→ TASK STATEMENT:
Identify each line holding the string "React" and copy it.

→ DATA TO PROCESS:
━━━

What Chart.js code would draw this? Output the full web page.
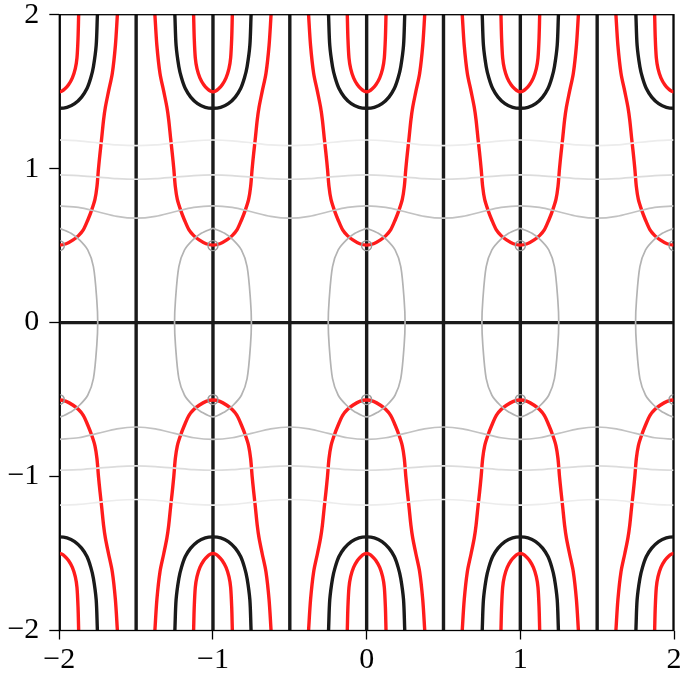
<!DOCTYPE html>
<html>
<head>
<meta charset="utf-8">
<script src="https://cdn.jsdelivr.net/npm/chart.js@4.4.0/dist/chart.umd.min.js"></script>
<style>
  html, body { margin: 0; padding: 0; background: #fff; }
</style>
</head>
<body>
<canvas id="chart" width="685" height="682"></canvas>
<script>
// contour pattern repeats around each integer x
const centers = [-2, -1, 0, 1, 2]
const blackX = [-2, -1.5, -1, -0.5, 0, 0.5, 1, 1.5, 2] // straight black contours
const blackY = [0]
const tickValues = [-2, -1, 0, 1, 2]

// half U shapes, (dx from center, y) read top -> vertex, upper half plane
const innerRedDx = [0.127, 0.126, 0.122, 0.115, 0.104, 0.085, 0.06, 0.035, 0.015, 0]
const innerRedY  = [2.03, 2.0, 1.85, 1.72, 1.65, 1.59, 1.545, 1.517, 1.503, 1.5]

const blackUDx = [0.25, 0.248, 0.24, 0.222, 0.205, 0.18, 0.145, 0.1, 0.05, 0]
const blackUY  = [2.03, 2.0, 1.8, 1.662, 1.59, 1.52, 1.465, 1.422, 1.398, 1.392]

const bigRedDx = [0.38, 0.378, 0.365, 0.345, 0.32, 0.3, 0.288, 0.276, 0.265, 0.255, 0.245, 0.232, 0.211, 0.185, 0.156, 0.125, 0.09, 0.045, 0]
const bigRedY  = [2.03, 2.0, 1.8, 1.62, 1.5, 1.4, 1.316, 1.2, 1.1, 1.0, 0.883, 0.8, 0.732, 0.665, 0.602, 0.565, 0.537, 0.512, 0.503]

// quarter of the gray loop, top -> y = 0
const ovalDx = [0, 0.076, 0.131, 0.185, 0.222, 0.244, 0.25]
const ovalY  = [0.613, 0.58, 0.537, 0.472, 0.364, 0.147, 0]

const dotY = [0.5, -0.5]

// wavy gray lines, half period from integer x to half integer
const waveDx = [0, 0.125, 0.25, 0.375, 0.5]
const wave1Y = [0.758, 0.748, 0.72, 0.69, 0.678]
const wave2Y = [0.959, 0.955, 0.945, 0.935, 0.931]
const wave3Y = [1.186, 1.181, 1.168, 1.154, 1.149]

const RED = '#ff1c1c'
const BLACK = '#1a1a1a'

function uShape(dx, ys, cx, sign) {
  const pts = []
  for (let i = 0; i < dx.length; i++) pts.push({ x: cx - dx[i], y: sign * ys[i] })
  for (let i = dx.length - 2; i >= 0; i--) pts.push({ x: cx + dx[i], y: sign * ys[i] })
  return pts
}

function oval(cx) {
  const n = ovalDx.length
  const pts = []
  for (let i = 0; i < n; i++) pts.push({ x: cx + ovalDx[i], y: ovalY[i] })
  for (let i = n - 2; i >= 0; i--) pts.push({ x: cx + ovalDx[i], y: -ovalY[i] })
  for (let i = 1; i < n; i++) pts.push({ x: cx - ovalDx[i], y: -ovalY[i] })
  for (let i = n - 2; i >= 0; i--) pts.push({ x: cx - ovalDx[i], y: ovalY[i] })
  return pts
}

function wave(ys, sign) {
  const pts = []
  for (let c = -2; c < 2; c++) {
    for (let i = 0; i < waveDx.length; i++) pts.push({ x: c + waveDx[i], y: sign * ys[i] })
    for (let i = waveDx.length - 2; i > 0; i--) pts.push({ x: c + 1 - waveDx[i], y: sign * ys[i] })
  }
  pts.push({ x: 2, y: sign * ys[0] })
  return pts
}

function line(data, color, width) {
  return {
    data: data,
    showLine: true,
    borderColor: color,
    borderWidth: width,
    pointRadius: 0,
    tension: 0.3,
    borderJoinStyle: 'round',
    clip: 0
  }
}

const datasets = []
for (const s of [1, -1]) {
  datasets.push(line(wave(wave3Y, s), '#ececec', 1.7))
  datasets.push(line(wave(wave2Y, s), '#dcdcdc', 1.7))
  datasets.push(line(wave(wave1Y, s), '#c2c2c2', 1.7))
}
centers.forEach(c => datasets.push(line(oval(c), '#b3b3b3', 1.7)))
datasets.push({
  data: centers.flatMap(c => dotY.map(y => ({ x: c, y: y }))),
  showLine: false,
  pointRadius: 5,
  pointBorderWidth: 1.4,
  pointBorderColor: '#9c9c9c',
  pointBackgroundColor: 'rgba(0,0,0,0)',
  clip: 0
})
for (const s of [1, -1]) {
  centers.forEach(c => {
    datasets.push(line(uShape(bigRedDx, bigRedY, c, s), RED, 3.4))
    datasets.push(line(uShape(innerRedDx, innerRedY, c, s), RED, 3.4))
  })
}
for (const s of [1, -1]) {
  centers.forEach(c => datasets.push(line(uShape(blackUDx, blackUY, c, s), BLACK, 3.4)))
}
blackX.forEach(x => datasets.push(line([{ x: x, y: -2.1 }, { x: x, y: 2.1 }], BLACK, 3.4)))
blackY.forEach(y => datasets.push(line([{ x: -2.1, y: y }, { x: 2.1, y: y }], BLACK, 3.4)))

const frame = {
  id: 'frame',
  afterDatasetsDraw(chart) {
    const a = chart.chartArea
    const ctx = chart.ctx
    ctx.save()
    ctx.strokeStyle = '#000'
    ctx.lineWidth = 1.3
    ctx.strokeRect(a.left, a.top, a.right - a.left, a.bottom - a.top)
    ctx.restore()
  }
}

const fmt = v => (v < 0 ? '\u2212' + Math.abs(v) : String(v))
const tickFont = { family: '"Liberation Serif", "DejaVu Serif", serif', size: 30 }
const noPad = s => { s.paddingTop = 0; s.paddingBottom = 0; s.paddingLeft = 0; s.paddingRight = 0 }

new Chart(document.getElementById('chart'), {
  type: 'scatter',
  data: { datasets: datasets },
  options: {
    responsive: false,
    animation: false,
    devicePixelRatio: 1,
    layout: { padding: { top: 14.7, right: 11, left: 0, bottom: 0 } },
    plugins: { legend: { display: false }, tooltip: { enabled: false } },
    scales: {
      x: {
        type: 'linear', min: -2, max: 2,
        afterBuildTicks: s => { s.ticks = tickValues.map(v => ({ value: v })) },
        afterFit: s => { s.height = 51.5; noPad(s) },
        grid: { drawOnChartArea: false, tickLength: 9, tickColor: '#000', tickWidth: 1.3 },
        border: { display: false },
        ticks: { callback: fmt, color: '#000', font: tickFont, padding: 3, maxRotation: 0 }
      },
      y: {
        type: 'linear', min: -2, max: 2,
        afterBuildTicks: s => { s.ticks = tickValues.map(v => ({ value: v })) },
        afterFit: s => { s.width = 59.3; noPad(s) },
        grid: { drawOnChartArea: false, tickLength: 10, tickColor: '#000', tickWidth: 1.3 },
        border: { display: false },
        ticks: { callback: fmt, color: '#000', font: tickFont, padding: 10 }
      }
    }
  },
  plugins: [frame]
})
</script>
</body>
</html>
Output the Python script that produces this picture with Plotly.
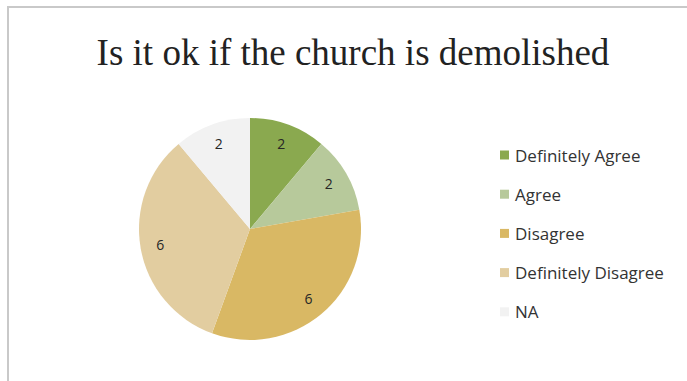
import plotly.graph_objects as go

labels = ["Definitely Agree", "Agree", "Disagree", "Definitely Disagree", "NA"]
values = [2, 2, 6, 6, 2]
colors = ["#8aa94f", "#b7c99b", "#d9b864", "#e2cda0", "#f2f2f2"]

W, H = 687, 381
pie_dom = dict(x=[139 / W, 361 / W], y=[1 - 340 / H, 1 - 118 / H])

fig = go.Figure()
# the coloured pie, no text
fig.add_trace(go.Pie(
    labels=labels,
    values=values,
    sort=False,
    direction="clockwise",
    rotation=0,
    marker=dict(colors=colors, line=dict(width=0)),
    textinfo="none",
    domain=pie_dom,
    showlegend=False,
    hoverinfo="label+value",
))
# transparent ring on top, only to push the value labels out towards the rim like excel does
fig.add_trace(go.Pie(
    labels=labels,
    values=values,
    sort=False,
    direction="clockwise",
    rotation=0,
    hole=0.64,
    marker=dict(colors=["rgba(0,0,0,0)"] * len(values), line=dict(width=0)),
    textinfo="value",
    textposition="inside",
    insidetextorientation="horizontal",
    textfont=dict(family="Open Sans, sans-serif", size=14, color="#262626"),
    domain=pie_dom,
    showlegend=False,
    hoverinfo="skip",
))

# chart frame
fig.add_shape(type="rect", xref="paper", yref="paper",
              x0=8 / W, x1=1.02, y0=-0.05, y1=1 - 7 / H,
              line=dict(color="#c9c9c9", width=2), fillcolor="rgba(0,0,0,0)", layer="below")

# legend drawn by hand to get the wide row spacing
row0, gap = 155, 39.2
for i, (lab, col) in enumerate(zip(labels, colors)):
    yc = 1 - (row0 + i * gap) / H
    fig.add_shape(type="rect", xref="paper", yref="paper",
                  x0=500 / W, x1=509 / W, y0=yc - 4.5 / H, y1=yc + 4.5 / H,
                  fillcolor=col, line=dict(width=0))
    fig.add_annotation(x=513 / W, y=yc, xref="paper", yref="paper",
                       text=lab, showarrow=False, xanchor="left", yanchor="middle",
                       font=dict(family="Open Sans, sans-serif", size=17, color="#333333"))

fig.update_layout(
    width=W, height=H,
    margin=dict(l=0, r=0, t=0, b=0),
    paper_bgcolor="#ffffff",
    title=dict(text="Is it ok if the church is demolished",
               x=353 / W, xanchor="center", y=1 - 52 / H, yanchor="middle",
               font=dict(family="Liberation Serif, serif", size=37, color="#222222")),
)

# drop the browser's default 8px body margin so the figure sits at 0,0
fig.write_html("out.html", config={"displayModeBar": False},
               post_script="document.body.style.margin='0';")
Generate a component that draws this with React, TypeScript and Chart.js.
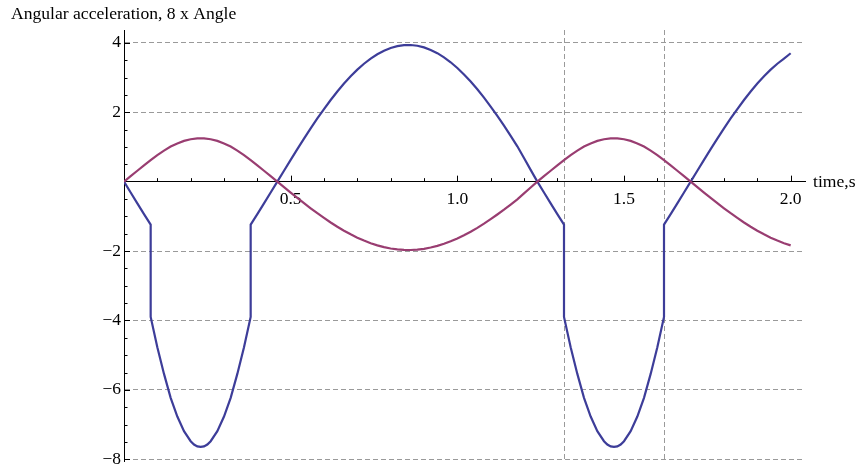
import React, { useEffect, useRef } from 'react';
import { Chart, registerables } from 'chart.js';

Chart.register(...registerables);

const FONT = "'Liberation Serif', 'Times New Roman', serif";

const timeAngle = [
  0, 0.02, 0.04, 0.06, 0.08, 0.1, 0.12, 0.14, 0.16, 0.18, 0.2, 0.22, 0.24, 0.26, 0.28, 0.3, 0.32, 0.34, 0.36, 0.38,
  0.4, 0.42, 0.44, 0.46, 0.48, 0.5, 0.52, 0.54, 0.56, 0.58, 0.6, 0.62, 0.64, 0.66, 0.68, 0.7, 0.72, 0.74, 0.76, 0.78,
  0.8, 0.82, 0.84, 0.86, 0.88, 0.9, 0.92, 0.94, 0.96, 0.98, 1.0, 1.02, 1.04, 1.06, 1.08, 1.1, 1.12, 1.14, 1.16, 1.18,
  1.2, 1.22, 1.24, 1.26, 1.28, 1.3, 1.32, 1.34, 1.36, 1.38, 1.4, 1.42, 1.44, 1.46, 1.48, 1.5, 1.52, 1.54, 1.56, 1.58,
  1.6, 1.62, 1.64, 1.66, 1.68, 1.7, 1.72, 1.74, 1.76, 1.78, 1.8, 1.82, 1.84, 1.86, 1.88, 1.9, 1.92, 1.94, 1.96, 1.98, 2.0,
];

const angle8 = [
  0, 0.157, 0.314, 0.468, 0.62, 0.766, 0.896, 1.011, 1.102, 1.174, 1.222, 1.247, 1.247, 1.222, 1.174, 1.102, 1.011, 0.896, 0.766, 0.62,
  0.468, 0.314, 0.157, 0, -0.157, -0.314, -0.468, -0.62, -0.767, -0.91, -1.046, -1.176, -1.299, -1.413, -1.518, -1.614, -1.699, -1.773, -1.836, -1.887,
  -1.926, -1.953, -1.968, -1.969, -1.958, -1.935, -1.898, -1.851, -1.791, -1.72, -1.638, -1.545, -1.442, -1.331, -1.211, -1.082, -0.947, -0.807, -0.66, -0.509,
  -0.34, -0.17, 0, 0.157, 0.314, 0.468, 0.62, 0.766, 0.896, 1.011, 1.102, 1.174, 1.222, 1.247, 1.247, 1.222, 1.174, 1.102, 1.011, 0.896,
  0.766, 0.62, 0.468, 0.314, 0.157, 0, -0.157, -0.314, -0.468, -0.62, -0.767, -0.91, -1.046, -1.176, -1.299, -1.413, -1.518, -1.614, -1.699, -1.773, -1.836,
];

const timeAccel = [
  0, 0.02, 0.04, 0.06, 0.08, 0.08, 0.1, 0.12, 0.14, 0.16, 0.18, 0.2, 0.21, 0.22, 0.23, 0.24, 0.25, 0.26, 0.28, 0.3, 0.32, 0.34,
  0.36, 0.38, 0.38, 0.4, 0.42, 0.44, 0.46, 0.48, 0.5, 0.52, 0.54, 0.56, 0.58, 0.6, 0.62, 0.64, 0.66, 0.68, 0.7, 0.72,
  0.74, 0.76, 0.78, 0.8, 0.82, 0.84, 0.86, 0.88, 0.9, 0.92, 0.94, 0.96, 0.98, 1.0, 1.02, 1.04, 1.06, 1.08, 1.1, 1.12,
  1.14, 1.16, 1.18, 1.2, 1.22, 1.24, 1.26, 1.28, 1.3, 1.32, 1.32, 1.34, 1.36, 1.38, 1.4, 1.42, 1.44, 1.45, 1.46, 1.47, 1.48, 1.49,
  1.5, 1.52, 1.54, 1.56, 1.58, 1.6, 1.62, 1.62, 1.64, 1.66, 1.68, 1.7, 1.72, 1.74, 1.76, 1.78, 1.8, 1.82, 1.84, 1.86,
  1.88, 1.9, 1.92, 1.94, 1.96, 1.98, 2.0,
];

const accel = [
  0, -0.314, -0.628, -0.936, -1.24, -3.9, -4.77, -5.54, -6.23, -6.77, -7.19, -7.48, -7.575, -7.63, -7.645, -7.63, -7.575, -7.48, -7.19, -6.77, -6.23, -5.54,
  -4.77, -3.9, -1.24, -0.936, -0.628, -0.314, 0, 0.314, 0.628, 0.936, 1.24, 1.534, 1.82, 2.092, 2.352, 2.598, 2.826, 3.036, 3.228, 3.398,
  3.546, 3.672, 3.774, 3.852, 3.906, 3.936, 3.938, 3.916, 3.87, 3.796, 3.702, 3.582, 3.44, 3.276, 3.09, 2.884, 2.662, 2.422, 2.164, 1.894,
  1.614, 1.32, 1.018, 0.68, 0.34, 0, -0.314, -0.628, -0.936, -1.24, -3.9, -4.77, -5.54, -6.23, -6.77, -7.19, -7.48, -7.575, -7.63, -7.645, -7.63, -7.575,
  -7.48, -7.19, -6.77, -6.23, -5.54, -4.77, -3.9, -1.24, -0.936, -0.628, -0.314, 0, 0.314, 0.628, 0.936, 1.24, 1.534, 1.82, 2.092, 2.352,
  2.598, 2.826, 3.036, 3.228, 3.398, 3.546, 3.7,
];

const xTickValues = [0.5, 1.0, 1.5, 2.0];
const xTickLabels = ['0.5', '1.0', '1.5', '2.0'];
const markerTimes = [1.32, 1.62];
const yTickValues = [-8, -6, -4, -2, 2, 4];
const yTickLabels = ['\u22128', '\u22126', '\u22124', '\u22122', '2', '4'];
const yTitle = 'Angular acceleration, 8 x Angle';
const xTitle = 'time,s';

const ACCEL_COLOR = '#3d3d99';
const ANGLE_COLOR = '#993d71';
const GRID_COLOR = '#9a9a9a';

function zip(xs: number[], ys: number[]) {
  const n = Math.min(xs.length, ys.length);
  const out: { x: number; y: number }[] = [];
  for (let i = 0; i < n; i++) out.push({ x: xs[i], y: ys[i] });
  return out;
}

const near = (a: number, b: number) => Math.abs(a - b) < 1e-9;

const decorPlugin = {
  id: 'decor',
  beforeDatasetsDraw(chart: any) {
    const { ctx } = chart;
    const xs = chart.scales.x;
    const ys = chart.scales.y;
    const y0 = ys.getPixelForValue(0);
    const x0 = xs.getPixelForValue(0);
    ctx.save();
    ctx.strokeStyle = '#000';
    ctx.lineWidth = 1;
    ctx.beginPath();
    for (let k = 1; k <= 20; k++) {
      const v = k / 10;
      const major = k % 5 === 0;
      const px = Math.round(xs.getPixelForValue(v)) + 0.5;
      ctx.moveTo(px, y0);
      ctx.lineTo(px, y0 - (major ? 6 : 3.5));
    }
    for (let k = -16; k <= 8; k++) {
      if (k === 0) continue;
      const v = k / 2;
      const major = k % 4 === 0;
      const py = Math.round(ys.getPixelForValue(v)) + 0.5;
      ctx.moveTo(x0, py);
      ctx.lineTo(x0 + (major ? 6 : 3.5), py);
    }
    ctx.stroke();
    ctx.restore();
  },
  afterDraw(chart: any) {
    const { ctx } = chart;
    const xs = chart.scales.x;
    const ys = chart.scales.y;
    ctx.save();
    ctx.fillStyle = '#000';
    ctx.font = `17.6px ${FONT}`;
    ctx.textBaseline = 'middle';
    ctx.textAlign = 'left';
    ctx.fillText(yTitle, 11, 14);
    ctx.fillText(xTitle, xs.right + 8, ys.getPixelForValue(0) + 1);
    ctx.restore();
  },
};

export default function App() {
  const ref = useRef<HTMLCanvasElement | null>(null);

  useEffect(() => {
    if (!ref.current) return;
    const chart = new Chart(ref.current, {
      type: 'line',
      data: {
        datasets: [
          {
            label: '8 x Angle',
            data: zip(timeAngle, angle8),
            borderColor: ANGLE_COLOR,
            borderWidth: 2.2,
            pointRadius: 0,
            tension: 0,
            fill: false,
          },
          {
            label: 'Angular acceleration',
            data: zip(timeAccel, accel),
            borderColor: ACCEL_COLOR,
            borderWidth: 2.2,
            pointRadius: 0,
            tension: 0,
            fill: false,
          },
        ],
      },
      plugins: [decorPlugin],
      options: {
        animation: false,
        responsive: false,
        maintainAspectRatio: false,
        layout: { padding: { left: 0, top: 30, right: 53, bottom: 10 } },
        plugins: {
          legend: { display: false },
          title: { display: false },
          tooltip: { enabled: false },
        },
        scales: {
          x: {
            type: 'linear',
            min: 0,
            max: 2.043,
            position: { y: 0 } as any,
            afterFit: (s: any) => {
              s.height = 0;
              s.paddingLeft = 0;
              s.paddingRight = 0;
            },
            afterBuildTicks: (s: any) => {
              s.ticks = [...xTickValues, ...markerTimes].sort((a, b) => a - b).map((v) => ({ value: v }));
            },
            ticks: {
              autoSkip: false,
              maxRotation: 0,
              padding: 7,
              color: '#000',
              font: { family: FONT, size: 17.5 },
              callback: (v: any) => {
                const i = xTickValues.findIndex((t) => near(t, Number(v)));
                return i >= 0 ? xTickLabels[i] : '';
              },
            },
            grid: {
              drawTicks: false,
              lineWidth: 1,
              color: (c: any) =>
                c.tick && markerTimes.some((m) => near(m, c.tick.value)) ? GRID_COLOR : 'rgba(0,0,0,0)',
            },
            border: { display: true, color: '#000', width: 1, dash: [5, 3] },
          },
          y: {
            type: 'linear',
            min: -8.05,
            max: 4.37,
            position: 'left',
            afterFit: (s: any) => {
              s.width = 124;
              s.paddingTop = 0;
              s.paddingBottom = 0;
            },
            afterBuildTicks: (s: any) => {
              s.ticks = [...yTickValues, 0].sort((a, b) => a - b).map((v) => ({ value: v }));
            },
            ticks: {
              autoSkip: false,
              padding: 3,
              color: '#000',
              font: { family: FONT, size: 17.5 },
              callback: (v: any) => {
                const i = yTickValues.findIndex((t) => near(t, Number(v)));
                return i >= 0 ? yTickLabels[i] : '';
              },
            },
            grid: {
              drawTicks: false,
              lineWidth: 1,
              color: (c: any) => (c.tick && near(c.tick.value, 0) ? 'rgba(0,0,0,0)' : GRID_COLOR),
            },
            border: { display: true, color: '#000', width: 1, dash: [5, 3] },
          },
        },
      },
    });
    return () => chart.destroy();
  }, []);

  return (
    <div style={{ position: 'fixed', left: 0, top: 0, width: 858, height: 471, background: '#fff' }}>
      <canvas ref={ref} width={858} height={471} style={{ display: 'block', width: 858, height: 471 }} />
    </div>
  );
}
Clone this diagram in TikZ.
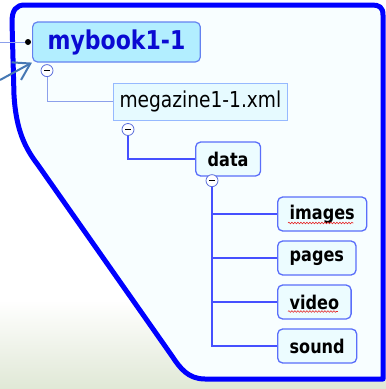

━━━

→ RESULT OF THIS TASK:
Generate a component that draws this with React, TypeScript and Chart.js.
import React, { useEffect, useRef } from 'react';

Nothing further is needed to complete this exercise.